The demand to analyze large datasets is increasing at a rate faster than our ability to compute meaningful insights from the data. Despite the advances in query processing, query optimization, and novel hardware, efficient query evaluation remains a major challenge for the database community to date. This project will explore new ways to design query processing algorithms by using techniques from information theory. The field of information theory has been developed over the last seven decades and has found many applications ranging from communications to machine learning, but it has not been used yet in a significant way to support query processing. This project transfers techniques from information theory to the task of processing massive amounts of data.
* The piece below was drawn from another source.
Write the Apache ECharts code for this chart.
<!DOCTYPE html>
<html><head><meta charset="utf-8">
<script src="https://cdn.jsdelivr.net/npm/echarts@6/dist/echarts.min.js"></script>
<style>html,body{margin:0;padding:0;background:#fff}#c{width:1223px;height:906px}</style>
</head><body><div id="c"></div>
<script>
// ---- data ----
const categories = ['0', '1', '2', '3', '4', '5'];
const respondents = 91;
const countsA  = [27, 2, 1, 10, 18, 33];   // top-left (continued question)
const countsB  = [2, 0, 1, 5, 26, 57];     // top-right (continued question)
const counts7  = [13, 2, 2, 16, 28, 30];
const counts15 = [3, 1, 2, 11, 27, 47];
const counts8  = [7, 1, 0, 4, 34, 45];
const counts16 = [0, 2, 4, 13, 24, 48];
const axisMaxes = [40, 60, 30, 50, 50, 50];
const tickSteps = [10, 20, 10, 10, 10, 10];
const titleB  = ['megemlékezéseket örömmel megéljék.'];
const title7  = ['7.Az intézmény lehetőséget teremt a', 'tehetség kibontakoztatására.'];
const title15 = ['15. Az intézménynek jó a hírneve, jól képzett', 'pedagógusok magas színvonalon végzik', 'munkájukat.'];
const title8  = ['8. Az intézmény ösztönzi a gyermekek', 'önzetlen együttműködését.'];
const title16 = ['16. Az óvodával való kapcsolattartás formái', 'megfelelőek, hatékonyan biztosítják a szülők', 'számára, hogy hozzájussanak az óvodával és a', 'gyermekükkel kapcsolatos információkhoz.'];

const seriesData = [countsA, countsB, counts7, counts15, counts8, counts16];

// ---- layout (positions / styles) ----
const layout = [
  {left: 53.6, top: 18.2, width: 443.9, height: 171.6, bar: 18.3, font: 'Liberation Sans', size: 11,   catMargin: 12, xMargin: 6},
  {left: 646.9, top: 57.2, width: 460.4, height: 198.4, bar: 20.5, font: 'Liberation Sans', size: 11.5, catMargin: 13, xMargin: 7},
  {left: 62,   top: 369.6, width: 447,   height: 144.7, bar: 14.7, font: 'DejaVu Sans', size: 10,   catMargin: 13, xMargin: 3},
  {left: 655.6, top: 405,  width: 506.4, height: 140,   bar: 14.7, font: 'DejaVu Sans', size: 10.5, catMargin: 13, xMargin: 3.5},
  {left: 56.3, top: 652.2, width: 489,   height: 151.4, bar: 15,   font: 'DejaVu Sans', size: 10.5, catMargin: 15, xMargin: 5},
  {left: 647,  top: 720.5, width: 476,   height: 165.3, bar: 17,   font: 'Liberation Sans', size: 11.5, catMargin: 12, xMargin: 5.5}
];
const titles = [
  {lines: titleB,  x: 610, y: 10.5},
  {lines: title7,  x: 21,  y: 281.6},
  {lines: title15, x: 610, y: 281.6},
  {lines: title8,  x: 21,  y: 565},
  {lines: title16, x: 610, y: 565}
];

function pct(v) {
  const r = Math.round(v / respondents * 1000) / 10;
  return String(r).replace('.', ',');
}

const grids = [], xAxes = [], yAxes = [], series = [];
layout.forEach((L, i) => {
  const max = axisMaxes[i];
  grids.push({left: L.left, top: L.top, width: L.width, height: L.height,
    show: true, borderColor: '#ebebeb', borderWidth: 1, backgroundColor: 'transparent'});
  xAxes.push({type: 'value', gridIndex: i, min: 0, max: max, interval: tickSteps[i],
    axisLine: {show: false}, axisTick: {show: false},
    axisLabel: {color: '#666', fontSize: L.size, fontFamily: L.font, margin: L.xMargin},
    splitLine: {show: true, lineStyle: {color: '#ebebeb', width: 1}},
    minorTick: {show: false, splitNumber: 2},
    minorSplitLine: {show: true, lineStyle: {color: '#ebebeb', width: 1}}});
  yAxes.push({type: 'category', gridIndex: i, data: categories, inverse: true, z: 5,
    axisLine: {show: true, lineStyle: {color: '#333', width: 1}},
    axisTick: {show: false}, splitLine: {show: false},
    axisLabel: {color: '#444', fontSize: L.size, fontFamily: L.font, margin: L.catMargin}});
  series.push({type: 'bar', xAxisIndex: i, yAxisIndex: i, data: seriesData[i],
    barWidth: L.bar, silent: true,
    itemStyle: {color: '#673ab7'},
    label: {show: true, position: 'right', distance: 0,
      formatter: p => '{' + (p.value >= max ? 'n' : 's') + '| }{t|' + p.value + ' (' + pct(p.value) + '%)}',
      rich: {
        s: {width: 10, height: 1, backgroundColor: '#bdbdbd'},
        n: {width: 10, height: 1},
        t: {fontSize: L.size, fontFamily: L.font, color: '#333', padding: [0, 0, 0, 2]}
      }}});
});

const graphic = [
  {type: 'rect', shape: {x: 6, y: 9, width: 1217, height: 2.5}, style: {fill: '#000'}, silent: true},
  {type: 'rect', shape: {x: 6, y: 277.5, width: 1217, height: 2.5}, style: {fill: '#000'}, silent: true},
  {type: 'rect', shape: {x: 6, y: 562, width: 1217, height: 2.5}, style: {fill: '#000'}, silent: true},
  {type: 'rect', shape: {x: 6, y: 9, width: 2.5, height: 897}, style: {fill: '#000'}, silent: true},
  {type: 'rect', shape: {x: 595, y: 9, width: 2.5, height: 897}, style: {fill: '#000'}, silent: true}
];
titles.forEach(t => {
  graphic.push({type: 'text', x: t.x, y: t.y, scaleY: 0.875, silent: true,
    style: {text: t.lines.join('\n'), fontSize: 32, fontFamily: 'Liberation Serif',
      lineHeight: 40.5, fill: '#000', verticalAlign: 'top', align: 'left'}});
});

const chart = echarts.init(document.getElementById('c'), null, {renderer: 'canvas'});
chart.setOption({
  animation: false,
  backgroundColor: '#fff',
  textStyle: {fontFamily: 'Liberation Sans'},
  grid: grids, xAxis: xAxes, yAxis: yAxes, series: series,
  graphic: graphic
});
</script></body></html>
The project introduces a new paradigm for query evaluation, called "from proofs to algorithms," which maps an information-theoretic proof of a query's upper bounds into optimal query evaluation algorithms. The project will pursue four thrusts. In the first thrust it will use information theory to derive new bounds on the query answer based on database statistics. The second thrust will develop a mapping from the information theoretic inequalities to relational operators, and from the complete proof of the query size to a complete query plan with provably optimal runtime. The third thrust will extend these techniques to finer grained statistics, including sketches, distinct values, and heavy hitters. Finally, the fourth thrust will extend the algorithm to queries with projections, aggregates, and group-by's.
This award reflects NSF's statutory mission and has been deemed worthy of support through evaluation using the Foundation's intellectual merit and broader impacts review criteria.